TASK DETAILS: Below, locate the line that contains "Write the Plotly code for this chart.". Repeat exactly from that line to the line that contains "import plotly.graph_objects as go", inclusive, leaving out the pictures.

+ + + + + + +

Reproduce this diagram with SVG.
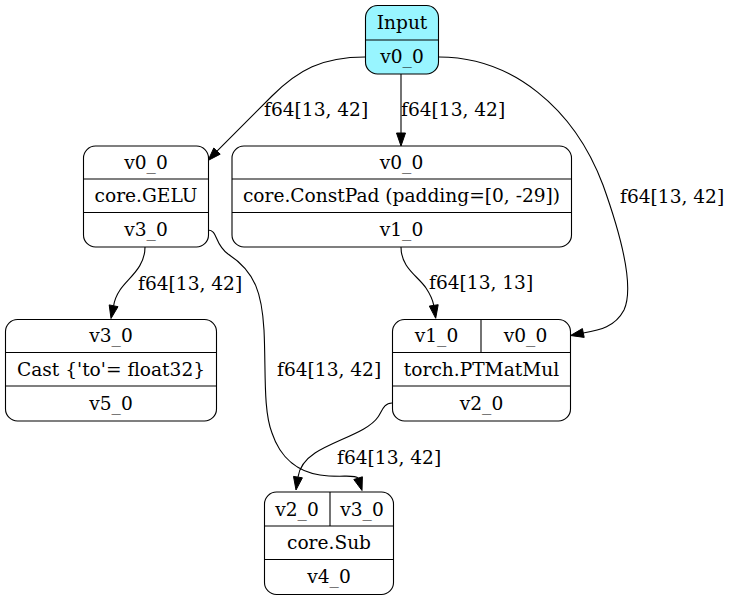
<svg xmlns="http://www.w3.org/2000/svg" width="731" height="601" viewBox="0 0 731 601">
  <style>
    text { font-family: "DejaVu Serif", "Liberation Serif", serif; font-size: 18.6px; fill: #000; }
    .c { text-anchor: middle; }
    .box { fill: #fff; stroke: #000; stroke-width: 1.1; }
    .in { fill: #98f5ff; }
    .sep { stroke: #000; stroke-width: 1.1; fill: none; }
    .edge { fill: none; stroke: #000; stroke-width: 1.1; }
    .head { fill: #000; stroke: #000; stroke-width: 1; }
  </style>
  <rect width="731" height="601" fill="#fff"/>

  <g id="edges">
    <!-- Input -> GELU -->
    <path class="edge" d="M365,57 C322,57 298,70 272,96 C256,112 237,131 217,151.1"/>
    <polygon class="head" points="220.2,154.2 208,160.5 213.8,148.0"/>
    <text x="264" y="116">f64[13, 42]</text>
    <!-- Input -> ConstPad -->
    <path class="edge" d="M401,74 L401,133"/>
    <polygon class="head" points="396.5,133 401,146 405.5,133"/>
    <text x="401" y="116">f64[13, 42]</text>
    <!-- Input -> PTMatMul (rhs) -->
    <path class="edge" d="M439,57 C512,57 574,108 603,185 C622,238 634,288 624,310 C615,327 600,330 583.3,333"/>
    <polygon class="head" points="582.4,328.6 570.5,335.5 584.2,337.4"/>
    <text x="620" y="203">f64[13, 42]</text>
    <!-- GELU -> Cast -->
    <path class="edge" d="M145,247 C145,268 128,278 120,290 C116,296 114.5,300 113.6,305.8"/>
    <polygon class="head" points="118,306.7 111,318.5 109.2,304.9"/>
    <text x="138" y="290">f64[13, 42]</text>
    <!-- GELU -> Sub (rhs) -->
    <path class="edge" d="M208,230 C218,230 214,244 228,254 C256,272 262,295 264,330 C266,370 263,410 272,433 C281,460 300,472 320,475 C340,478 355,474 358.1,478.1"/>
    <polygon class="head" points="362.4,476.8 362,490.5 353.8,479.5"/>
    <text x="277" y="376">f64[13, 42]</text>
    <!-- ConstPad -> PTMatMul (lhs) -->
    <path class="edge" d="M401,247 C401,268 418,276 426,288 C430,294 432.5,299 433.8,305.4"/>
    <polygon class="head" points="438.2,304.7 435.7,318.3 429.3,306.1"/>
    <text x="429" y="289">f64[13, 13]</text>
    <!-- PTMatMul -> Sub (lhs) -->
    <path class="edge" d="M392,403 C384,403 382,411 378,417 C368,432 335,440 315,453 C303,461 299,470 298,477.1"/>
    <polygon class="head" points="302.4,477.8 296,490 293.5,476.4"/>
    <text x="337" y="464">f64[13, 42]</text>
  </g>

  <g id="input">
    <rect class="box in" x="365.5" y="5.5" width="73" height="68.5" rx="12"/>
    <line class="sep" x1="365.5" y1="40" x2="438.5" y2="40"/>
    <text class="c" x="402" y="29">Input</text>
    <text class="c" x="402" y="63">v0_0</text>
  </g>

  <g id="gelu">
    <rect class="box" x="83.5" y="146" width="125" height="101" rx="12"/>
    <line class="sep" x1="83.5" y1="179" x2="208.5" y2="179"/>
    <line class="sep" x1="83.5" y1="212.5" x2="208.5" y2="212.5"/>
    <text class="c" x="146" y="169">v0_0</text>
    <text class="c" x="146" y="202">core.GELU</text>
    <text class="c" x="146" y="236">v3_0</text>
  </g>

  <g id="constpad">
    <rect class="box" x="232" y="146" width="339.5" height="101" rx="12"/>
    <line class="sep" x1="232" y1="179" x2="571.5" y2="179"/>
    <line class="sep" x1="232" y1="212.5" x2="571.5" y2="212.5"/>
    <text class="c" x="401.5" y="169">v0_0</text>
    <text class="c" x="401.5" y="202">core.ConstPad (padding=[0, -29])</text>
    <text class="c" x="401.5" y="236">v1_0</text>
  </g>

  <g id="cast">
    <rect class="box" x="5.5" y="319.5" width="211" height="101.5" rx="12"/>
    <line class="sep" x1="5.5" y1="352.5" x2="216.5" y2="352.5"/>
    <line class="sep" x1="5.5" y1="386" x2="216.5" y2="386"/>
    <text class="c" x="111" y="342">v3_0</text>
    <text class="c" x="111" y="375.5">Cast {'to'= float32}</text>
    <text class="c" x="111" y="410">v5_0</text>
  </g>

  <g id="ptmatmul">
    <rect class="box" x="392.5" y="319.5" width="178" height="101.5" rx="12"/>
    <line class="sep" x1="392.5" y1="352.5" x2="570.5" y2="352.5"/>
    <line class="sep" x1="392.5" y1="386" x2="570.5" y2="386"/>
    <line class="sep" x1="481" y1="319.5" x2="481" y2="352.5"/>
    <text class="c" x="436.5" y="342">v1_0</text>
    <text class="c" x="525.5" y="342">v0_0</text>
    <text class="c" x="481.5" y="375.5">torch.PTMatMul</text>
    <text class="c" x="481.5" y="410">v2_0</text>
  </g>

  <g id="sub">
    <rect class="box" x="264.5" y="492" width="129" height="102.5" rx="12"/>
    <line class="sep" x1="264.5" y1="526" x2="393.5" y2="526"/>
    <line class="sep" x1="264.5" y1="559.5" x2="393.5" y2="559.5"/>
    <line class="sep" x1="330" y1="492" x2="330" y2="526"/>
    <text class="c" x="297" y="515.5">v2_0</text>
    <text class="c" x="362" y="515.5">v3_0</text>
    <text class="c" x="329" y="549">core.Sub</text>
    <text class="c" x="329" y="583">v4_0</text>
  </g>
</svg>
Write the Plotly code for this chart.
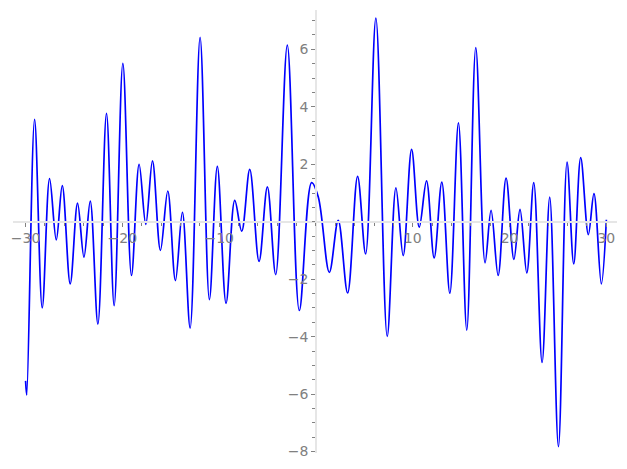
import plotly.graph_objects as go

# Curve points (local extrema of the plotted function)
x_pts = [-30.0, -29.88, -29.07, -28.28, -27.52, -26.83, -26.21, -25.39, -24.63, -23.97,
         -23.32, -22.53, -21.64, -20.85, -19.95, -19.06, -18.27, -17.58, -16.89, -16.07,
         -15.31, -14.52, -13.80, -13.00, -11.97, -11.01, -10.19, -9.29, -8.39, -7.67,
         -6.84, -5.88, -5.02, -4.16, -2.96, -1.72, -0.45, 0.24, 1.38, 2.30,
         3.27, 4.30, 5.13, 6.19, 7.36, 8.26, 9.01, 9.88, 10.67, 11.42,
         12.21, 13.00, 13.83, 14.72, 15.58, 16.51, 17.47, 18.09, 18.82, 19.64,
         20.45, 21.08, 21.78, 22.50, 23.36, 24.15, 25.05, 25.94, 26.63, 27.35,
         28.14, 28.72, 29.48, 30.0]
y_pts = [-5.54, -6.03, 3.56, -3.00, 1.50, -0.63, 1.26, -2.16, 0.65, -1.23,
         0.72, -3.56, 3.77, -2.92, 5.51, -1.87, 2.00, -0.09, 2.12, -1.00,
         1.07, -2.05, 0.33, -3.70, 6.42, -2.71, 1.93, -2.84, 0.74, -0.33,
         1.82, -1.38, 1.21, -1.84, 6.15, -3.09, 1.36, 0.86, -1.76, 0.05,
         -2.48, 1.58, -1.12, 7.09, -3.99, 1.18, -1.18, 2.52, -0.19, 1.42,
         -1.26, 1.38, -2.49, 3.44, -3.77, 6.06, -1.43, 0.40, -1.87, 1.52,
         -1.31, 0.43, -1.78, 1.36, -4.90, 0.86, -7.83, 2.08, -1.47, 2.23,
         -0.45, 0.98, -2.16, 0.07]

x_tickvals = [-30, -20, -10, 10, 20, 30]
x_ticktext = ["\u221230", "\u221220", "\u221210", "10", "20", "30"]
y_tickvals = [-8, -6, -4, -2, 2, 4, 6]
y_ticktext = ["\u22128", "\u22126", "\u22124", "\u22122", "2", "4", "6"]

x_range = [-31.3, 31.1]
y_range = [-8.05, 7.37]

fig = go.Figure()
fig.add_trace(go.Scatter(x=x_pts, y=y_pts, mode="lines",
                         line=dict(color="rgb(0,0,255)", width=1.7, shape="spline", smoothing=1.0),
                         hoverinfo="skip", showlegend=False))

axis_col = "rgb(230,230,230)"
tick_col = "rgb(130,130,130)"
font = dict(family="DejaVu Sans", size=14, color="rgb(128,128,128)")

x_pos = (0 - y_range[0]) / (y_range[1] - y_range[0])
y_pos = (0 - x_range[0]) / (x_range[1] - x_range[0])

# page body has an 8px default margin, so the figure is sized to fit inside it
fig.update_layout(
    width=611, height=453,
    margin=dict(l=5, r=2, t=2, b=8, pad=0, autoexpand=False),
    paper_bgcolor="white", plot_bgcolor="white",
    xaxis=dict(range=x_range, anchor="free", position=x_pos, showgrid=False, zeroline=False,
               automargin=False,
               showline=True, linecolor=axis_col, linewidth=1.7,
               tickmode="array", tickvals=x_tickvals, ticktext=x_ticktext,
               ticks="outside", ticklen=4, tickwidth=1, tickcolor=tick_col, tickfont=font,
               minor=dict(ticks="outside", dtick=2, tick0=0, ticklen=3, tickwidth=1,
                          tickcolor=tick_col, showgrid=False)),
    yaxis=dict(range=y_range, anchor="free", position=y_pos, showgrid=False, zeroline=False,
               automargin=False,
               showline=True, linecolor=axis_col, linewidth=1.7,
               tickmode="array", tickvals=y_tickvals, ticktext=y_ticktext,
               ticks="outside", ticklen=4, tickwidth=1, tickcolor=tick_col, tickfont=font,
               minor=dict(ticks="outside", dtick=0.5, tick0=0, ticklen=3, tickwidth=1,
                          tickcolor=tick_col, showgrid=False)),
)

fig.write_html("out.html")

+ + + + + + +

SOLUTION TO THE PROBLEM:
Write the Plotly code for this chart.
import plotly.graph_objects as go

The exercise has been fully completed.